The incident with the three sisters concluded last month. Earlier this year, the three Emirati women vanished after being called into a police station for questioning. The sisters had tweeted about the unfair sedition conviction of their brother. According to reports, the sisters had tweeted, “I miss my brother.” One of them, according to Mansour, a local rights activist, had insisted on social media that her brother wasn’t guilty after she reviewed the court transcripts. Apparently this scant criticism was enough to warrant abduction by the security services.
After three months with virtually no word from authorities, the three women were released to their home. No charges had been filed and no appearances were made before a judge. Arbitrary detentions violate several international treaties and covenants including Article 14 of the Arab League Charter of Human Rights. The local press never mentioned the case, although a few Emiratis did speak up publicly on social media about their disappearance. Amnesty International created a campaign to highlight their plight.
Often the security forces will detain dissenting Emirati citizens for several months before finally presenting them to a court on charges of “insulting the state” or “spreading false news.”
Other recent events illustrate how the UAE security forces have perfected the art of silencing critics.
Former Guardian editor, Middle East author and blogger Brian Whitaker has written extensively on the UAE, including a series of reports about one of its cheerleaders, a sketchy human rights group called the Global Network for Rights and Development (GNRD). His exhaustive takedown of the GNRD included pointing out that its “high commissioner” was convicted on criminal charges of misconduct in Belgium and its founder once ran a fake university. Whitaker pointed out that the GNRD, supported by murky financial sources, appears more than eager to praise the UAE and its human rights record. Other human rights organizations, including Amnesty International, haven’t been so kind.
After publishing his series of damaging articles earlier this year, Whitaker said hackers tried repeatedly to break into his social media accounts, fake online profiles were created and hundreds of fake Twitter accounts posted false allegations about him. An anonymous video on YouTube accused him of trying to pay a man for sex. He told Al-Monitor that the attacks stopped after about six weeks and haven’t restarted, despite (or perhaps because of) his continued critical reporting on the UAE. Although Whitaker never makes any direct accusations, the reasonable conclusion is that this orchestrated effort to discredit him comes from the security services of the UAE.
The New York Times has also documented nefarious action from the mysterious security services. Earlier this year, the newspaper issued a stinging piece of journalism exposing horrible labor conditions at the New York University (NYU) Abu Dhabi campus. The local UAE printer refused to publish that issue because they deemed it “too sensitive for local audiences.”
While reporting on the working conditions, the New York Times reporter and her co-author found themselves probed by a private investigator. The investigator, who refused to say for whom she worked, also tried to dig up negative information on Andrew Ross, an NYU professor who studied labor conditions at NYU Abu Dhabi. The reporter’s co-author was thrown out of the country and Ross was later denied entry to do his research interviewing workers. The reason given at the airport: “security concerns.”

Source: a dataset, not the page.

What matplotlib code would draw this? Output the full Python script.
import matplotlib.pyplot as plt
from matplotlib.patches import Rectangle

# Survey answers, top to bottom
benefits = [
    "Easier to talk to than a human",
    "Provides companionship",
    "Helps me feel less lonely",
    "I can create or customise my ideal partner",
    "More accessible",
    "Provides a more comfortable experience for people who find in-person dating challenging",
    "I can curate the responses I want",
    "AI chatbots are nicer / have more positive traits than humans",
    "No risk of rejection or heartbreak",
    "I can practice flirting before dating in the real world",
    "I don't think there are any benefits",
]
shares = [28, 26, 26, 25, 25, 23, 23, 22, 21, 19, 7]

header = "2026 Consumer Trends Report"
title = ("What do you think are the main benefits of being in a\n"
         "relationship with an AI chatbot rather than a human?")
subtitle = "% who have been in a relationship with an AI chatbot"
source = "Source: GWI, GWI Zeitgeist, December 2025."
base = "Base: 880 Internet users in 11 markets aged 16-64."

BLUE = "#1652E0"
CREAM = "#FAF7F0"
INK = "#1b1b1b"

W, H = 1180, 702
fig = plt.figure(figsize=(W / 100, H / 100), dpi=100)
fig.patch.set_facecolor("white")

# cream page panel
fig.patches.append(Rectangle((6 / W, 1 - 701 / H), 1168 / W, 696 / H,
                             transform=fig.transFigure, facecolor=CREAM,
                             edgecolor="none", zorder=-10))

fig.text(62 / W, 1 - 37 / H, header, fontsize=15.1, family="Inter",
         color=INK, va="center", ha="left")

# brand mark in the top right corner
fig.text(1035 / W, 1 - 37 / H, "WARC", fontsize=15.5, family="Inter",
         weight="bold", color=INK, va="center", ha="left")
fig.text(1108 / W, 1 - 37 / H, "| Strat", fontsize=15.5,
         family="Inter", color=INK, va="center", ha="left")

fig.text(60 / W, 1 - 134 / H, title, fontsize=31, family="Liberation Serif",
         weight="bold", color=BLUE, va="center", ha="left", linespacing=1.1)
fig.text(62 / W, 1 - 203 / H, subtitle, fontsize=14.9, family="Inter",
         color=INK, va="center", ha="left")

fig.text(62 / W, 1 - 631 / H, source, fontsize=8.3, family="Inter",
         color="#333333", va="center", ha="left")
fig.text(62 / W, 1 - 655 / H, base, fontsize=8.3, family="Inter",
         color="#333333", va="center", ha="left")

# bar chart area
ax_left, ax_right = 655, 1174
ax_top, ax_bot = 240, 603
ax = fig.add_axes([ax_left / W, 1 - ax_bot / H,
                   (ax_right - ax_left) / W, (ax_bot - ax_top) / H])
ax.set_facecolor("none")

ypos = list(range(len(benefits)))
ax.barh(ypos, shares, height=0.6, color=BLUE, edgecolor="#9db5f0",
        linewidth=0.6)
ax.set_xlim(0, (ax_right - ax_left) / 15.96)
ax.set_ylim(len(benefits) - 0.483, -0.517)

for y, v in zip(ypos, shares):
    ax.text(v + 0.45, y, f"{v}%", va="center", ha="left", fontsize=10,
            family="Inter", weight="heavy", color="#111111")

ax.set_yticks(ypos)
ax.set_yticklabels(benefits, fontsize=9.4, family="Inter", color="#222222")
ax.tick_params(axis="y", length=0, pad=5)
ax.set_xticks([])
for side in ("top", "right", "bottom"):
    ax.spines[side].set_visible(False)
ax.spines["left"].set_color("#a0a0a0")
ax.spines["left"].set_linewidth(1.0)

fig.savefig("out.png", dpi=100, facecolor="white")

In a more overt action against critical speakers, the State Supreme Court recently convicted five Qataris of “insulting the state” by spreading supposedly false “news, data, information and pictures on Twitter and Instagram.” The two Qataris held in the country were released seven days later by presidential decree, a move to patch up relations between the two countries. Laws that ban insults and false news are internationally condemned as an unjustifiable abridgment of free speech.
Another method to block unwanted criticism is to simply not allow people who ask uncomfortable questions into the country. In addition to the New York Times’ co-author and NYU professor, the country has also blocked an Amnesty International researcher as well as an academic expert who was critical of Bahrain. In 2012, the country threw out Abu Dhabi Gallup and two civil society nongovernmental organizations.
The result of these anonymous cyberattacks, mysterious investigations, secret abductions and banned critics? An environment in which everyone is scared to say anything remotely resembling a criticism of the government. If you live in the UAE, you may enjoy the comforts of a pampered Western lifestyle but not the freedom of speech associated with the West and many other parts of the world. In a bid to create stability above all else, the security forces control any dissenting speech inside their borders. And they seem to answer to no one, save perhaps the unelected sheikh who rules the country.